AIs can generate near-verbatim copies of novels from training data

The world’s top AI models can be prompted to generate near-verbatim copies of bestselling novels, raising fresh questions about the industry’s claim that its systems do not store copyrighted works.

A series of recent studies has shown that large language models from OpenAI, Google, Meta, Anthropic, and xAI memorize far more of their training data than previously thought.

AI and legal experts told the FT this “memorization” ability could have serious ramifications on AI groups’ battle against dozens of copyright lawsuits around the world, as it undermines their core defense that LLMs “learn” from copyrighted works but do not store copies.

“There’s growing evidence that memorization is a bigger thing than previously believed,” said Yves-Alexandre de Montjoye, a professor of applied mathematics and computer science at Imperial College London.

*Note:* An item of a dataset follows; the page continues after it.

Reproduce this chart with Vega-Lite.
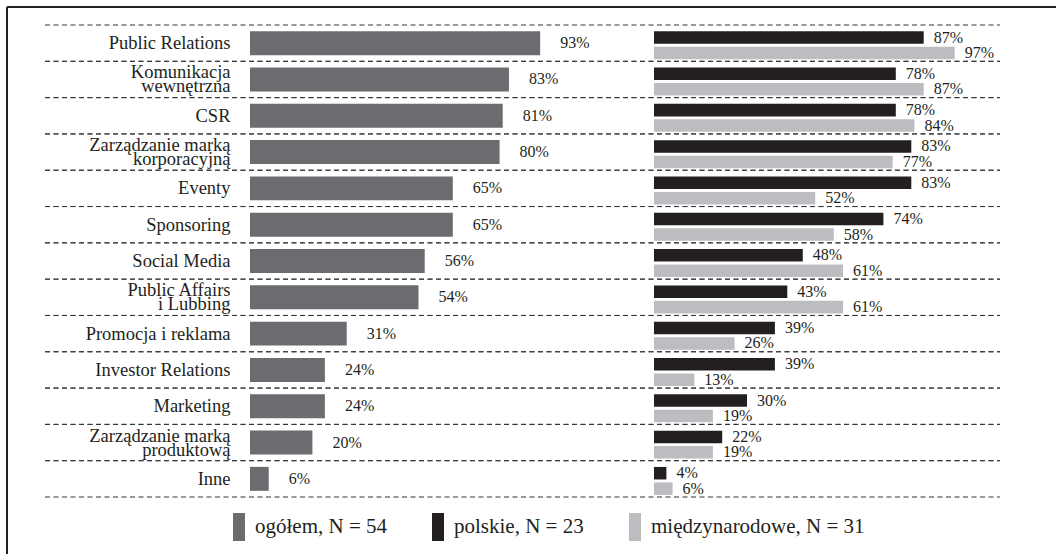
{
 "$schema": "https://vega.github.io/schema/vega-lite/v6.json",
 "width": 1049,
 "height": 547,
 "autosize": {"type": "none"},
 "padding": {"left": 7, "top": 7, "right": 0, "bottom": 0},
 "background": "white",
 "config": {"view": {"stroke": "#231f20", "strokeWidth": 2, "strokeDash": [1049, 3000]}, "font": "Liberation Serif"},
 "data": {"values": [
  {"cat": "Public Relations", "series": "ogółem, N = 54", "value": 0.93},
  {"cat": "Public Relations", "series": "polskie, N = 23", "value": 0.87},
  {"cat": "Public Relations", "series": "międzynarodowe, N = 31", "value": 0.97},
  {"cat": "Komunikacja\nwewnętrzna", "series": "ogółem, N = 54", "value": 0.83},
  {"cat": "Komunikacja\nwewnętrzna", "series": "polskie, N = 23", "value": 0.78},
  {"cat": "Komunikacja\nwewnętrzna", "series": "międzynarodowe, N = 31", "value": 0.87},
  {"cat": "CSR", "series": "ogółem, N = 54", "value": 0.81},
  {"cat": "CSR", "series": "polskie, N = 23", "value": 0.78},
  {"cat": "CSR", "series": "międzynarodowe, N = 31", "value": 0.84},
  {"cat": "Zarządzanie marką\nkorporacyjną", "series": "ogółem, N = 54", "value": 0.80},
  {"cat": "Zarządzanie marką\nkorporacyjną", "series": "polskie, N = 23", "value": 0.83},
  {"cat": "Zarządzanie marką\nkorporacyjną", "series": "międzynarodowe, N = 31", "value": 0.77},
  {"cat": "Eventy", "series": "ogółem, N = 54", "value": 0.65},
  {"cat": "Eventy", "series": "polskie, N = 23", "value": 0.83},
  {"cat": "Eventy", "series": "międzynarodowe, N = 31", "value": 0.52},
  {"cat": "Sponsoring", "series": "ogółem, N = 54", "value": 0.65},
  {"cat": "Sponsoring", "series": "polskie, N = 23", "value": 0.74},
  {"cat": "Sponsoring", "series": "międzynarodowe, N = 31", "value": 0.58},
  {"cat": "Social Media", "series": "ogółem, N = 54", "value": 0.56},
  {"cat": "Social Media", "series": "polskie, N = 23", "value": 0.48},
  {"cat": "Social Media", "series": "międzynarodowe, N = 31", "value": 0.61},
  {"cat": "Public Affairs\ni Lubbing", "series": "ogółem, N = 54", "value": 0.54},
  {"cat": "Public Affairs\ni Lubbing", "series": "polskie, N = 23", "value": 0.43},
  {"cat": "Public Affairs\ni Lubbing", "series": "międzynarodowe, N = 31", "value": 0.61},
  {"cat": "Promocja i reklama", "series": "ogółem, N = 54", "value": 0.31},
  {"cat": "Promocja i reklama", "series": "polskie, N = 23", "value": 0.39},
  {"cat": "Promocja i reklama", "series": "międzynarodowe, N = 31", "value": 0.26},
  {"cat": "Investor Relations", "series": "ogółem, N = 54", "value": 0.24},
  {"cat": "Investor Relations", "series": "polskie, N = 23", "value": 0.39},
  {"cat": "Investor Relations", "series": "międzynarodowe, N = 31", "value": 0.13},
  {"cat": "Marketing", "series": "ogółem, N = 54", "value": 0.24},
  {"cat": "Marketing", "series": "polskie, N = 23", "value": 0.30},
  {"cat": "Marketing", "series": "międzynarodowe, N = 31", "value": 0.19},
  {"cat": "Zarządzanie marką\nproduktową", "series": "ogółem, N = 54", "value": 0.20},
  {"cat": "Zarządzanie marką\nproduktową", "series": "polskie, N = 23", "value": 0.22},
  {"cat": "Zarządzanie marką\nproduktową", "series": "międzynarodowe, N = 31", "value": 0.19},
  {"cat": "Inne", "series": "ogółem, N = 54", "value": 0.06},
  {"cat": "Inne", "series": "polskie, N = 23", "value": 0.04},
  {"cat": "Inne", "series": "międzynarodowe, N = 31", "value": 0.06}
 ]},
 "resolve": {"scale": {"x": "independent"}},
 "layer": [
  {
   "transform": [{"filter": "datum.series === 'ogółem, N = 54'"}],
   "mark": {"type": "rule", "color": "#333333", "strokeWidth": 1, "strokeDash": [5, 3.5]},
   "encoding": {
    "y": {"field": "cat", "type": "nominal", "bandPosition": 0,
     "scale": {"domain": ["Public Relations", "Komunikacja\nwewnętrzna", "CSR", "Zarządzanie marką\nkorporacyjną", "Eventy", "Sponsoring", "Social Media", "Public Affairs\ni Lubbing", "Promocja i reklama", "Investor Relations", "Marketing", "Zarządzanie marką\nproduktową", "Inne"], "range": [18, 490], "paddingInner": 0, "paddingOuter": 0},
     "axis": {"title": null, "orient": "left", "offset": -223, "domain": false, "ticks": false, "tickSize": 0, "grid": false, "labelPadding": 0, "labelFont": "Liberation Serif", "labelFontSize": 18.5, "labelColor": "#231f20", "labelLimit": 0, "labelLineHeight": 14, "labelExpr": "split(datum.value, '\\n')", "labelOverlap": false, "labelBaseline": "middle", "labelOffset": {"condition": {"test": "indexof(datum.value, '\\n') >= 0", "value": -7}, "value": 0}}},
    "x": {"datum": 0, "type": "quantitative", "scale": {"domain": [0, 1], "range": [38, 993]}, "axis": null},
    "x2": {"datum": 1}
   }
  },
  {
   "transform": [{"filter": "datum.series === 'ogółem, N = 54'"}],
   "mark": {"type": "rule", "color": "#333333", "strokeWidth": 1, "strokeDash": [5, 3.5]},
   "encoding": {
    "y": {"field": "cat", "type": "nominal", "bandPosition": 1},
    "x": {"datum": 0, "type": "quantitative", "scale": {"domain": [0, 1], "range": [38, 993]}, "axis": null},
    "x2": {"datum": 1}
   }
  },
  {
   "mark": {"type": "rule", "color": "#231f20", "strokeWidth": 2},
   "encoding": {
    "x": {"datum": 0, "type": "quantitative", "scale": {"domain": [0, 1], "range": [0, 1049]}, "axis": null}
   }
  },
  {
   "transform": [{"filter": "datum.series === 'ogółem, N = 54'"}],
   "mark": {"type": "bar", "height": {"band": 0.66}},
   "encoding": {
    "y": {"field": "cat", "type": "nominal"},
    "x": {"field": "value", "type": "quantitative", "scale": {"domain": [0, 1], "range": [243, 555]}, "axis": null},
    "color": {"field": "series", "type": "nominal",
     "scale": {"domain": ["ogółem, N = 54", "polskie, N = 23", "międzynarodowe, N = 31"], "range": ["#6b6c70", "#231f20", "#bcbdc0"]},
     "legend": {"title": null, "orient": "none", "legendX": 218, "legendY": 506, "direction": "horizontal", "symbolType": "M-0.4286,-1H0.4286V1H-0.4286Z", "symbolSize": 784, "symbolStrokeWidth": 0, "labelFont": "Liberation Serif", "labelFontSize": 21, "labelColor": "#231f20", "labelOffset": 2, "columnPadding": 37, "labelLimit": 0, "padding": 0}}
   }
  },
  {
   "transform": [{"filter": "datum.series === 'ogółem, N = 54'"}],
   "mark": {"type": "text", "align": "left", "baseline": "middle", "dx": 20, "fontSize": 16, "color": "#231f20", "font": "Liberation Serif"},
   "encoding": {
    "y": {"field": "cat", "type": "nominal"},
    "x": {"field": "value", "type": "quantitative", "scale": {"domain": [0, 1], "range": [243, 555]}, "axis": null},
    "text": {"field": "value", "type": "quantitative", "format": ".0%"}
   }
  },
  {
   "transform": [{"filter": "datum.series !== 'ogółem, N = 54'"}],
   "mark": {"type": "bar"},
   "encoding": {
    "y": {"field": "cat", "type": "nominal"},
    "yOffset": {"field": "series", "type": "nominal", "scale": {"domain": ["polskie, N = 23", "międzynarodowe, N = 31"], "paddingInner": 0.19, "paddingOuter": 0.27, "align": 0.75}},
    "x": {"field": "value", "type": "quantitative", "scale": {"domain": [0, 1], "range": [647, 957]}, "axis": null},
    "color": {"field": "series", "type": "nominal",
     "scale": {"domain": ["ogółem, N = 54", "polskie, N = 23", "międzynarodowe, N = 31"], "range": ["#6b6c70", "#231f20", "#bcbdc0"]},
     "legend": {"title": null, "orient": "none", "legendX": 218, "legendY": 506, "direction": "horizontal", "symbolType": "M-0.4286,-1H0.4286V1H-0.4286Z", "symbolSize": 784, "symbolStrokeWidth": 0, "labelFont": "Liberation Serif", "labelFontSize": 21, "labelColor": "#231f20", "labelOffset": 2, "columnPadding": 37, "labelLimit": 0, "padding": 0}}
   }
  },
  {
   "transform": [{"filter": "datum.series !== 'ogółem, N = 54'"}],
   "mark": {"type": "text", "align": "left", "baseline": "middle", "dx": 10, "fontSize": 16, "color": "#231f20", "font": "Liberation Serif"},
   "encoding": {
    "y": {"field": "cat", "type": "nominal"},
    "yOffset": {"field": "series", "type": "nominal", "scale": {"domain": ["polskie, N = 23", "międzynarodowe, N = 31"], "paddingInner": 0.19, "paddingOuter": 0.27, "align": 0.75}},
    "x": {"field": "value", "type": "quantitative", "scale": {"domain": [0, 1], "range": [647, 957]}, "axis": null},
    "text": {"field": "value", "type": "quantitative", "format": ".0%"}
   }
  }
 ]
}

AI groups have long argued that memorization does not happen. In a 2023 letter to the US Copyright Office, Google said “there is no copy of the training data—whether text, images, or other formats—present in the model itself.”

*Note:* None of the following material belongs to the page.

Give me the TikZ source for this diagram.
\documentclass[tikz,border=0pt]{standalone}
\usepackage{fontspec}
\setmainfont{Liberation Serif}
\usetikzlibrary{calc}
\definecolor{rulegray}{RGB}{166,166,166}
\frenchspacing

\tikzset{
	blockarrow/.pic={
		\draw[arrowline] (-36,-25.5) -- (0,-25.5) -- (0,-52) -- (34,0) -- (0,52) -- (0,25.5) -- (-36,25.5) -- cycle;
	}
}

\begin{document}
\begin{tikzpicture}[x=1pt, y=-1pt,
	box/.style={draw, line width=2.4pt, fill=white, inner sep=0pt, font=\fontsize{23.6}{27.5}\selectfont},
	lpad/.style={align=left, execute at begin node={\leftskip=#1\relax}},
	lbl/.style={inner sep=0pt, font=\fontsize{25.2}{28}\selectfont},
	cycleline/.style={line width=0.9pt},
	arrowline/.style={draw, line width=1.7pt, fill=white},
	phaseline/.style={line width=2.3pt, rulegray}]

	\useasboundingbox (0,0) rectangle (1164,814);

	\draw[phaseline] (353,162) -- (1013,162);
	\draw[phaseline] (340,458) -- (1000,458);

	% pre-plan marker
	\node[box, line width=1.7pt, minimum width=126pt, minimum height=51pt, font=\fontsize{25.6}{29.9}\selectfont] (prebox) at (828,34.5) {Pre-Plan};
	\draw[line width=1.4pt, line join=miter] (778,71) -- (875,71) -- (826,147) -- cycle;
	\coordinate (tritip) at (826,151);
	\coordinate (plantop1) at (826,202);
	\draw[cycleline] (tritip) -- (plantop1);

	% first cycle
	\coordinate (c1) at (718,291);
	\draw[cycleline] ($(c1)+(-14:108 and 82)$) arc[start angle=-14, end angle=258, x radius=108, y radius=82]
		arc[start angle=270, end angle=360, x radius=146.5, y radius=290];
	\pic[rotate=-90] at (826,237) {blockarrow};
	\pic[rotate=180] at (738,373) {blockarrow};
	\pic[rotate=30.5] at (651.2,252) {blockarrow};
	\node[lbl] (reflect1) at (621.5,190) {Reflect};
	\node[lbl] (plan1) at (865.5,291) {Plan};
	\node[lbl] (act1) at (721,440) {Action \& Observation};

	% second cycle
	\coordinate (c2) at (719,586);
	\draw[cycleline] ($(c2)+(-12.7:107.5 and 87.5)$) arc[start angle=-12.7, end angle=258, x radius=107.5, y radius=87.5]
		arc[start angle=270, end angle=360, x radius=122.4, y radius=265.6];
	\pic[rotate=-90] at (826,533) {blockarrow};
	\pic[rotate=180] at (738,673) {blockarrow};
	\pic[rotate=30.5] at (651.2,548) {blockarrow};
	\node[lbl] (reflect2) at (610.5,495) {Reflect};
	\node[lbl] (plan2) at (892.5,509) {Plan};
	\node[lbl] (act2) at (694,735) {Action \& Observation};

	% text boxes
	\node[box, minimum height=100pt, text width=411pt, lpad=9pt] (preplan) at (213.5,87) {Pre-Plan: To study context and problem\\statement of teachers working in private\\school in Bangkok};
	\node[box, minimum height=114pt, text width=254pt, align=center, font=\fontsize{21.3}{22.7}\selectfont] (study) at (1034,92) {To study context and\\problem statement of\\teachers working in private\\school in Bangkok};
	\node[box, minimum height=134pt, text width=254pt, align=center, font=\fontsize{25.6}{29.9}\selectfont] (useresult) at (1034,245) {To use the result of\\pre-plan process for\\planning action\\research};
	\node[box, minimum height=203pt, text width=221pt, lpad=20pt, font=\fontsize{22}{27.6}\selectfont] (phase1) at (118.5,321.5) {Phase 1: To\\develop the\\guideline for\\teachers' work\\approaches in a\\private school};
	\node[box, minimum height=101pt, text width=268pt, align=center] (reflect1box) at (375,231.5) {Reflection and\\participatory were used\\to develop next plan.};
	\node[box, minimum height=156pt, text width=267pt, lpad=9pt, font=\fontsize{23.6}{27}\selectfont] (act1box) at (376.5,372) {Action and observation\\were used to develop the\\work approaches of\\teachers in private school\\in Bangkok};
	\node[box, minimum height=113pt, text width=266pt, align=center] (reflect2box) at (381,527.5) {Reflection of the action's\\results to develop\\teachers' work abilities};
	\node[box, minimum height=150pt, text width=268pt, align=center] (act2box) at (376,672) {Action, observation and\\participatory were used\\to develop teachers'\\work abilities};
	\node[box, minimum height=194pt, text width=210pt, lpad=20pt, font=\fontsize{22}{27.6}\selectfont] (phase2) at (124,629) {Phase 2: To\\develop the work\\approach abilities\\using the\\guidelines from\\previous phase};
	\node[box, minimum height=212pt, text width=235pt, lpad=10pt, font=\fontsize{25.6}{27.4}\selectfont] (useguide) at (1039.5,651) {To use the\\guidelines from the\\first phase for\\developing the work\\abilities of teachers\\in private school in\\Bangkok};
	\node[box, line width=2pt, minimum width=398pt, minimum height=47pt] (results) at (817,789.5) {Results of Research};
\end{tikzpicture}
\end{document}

The AI industry also claims that training models on copyrighted books is “fair use,” arguing that the technology transforms the original work into something meaningfully new.

But a study published last month showed that researchers at Stanford and Yale Universities were able to strategically prompt LLMs from OpenAI, Google, Anthropic, and xAI to generate thousands of words from 13 books, including A Game of Thrones, The Hunger Games, and The Hobbit.

By asking models to complete sentences from a book, Gemini 2.5 regurgitated 76.8 percent of Harry Potter and the Philosopher’s Stone with high levels of accuracy, while Grok 3 generated 70.3 percent.